Cotton is right about one thing. Pinckney was a fierce fighter for gun control. That’s no small task in a state like South Carolina. In 2013, on the heels of Newtown and Aurora, Pinckney introduced a bill that would have made it much harder for mentally unstable people to get their hands on assault rifles. The law would have required stricter background checks including requiring firearms dealers to conduct criminal background checks, family background checks, and a “personal interview to determine if a person is mentally fit” before they could purchase, say, an AR-15 semi-automatic rifle.

South Carolina’s conservative legislature ensured that it never made it past committee.

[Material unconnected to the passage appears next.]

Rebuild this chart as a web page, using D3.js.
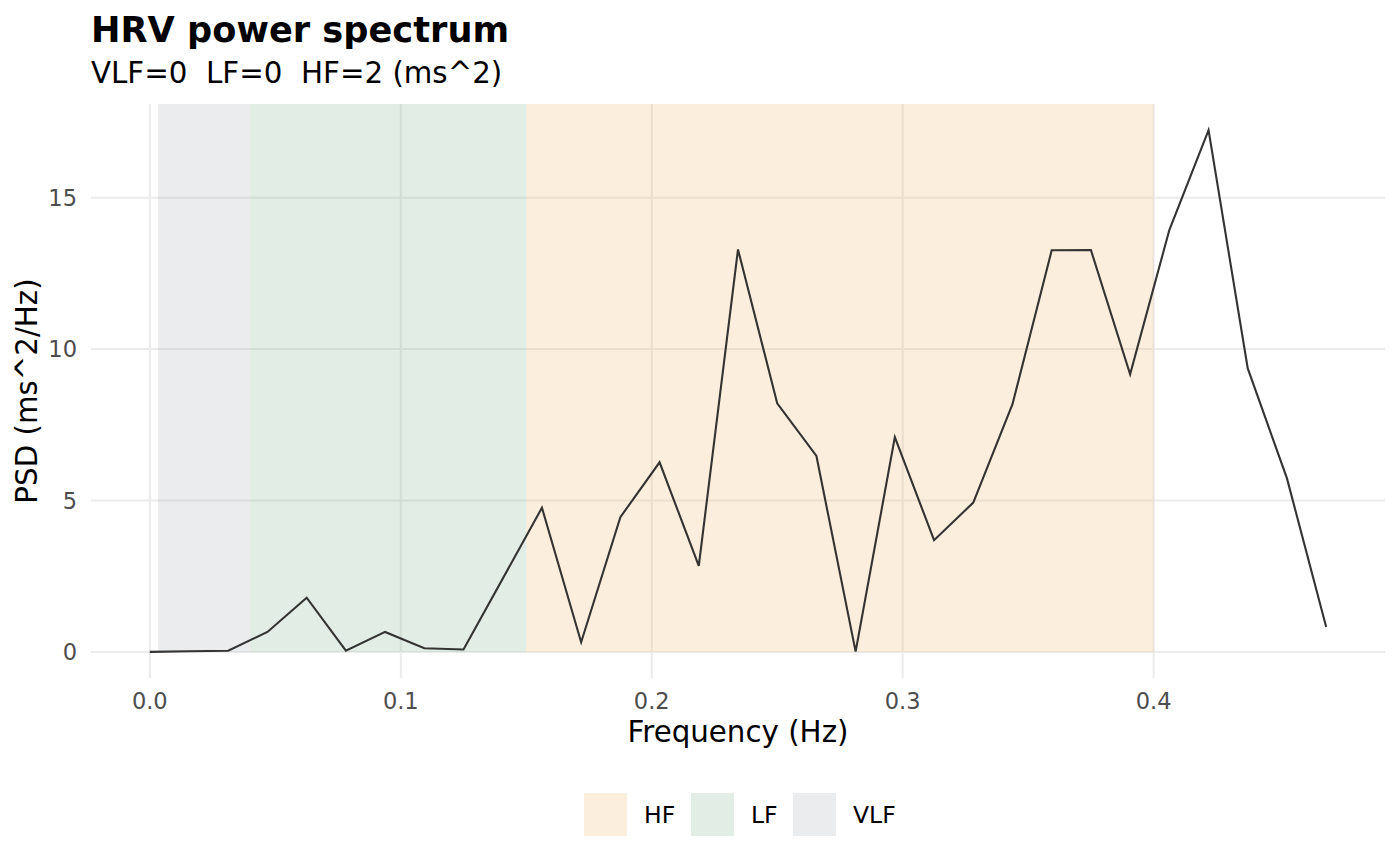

To honor Pinckney is to never stop speaking about the work that he did, both in his church and in politics. And that means talking about gun violence. Despite Cotton’s astoundingly cruel take on things, it is perhaps because Pinckney knew of the dangers of guns that he fought so hard to make it more difficult for them to get into the wrong hands. He, nor anyone, could imagine that he would be gunned down inside his own church, but the fact remains that gun violence in the United States is an epidemic with little to be optimistic about.

Cotton and his ilk have made it clear that whether kids die in school or worshipers die in church, the antidote will always be the same: more guns. We’ve tried that approach. And there are thousands of reasons, including nine in South Carolina, to say that it doesn’t work.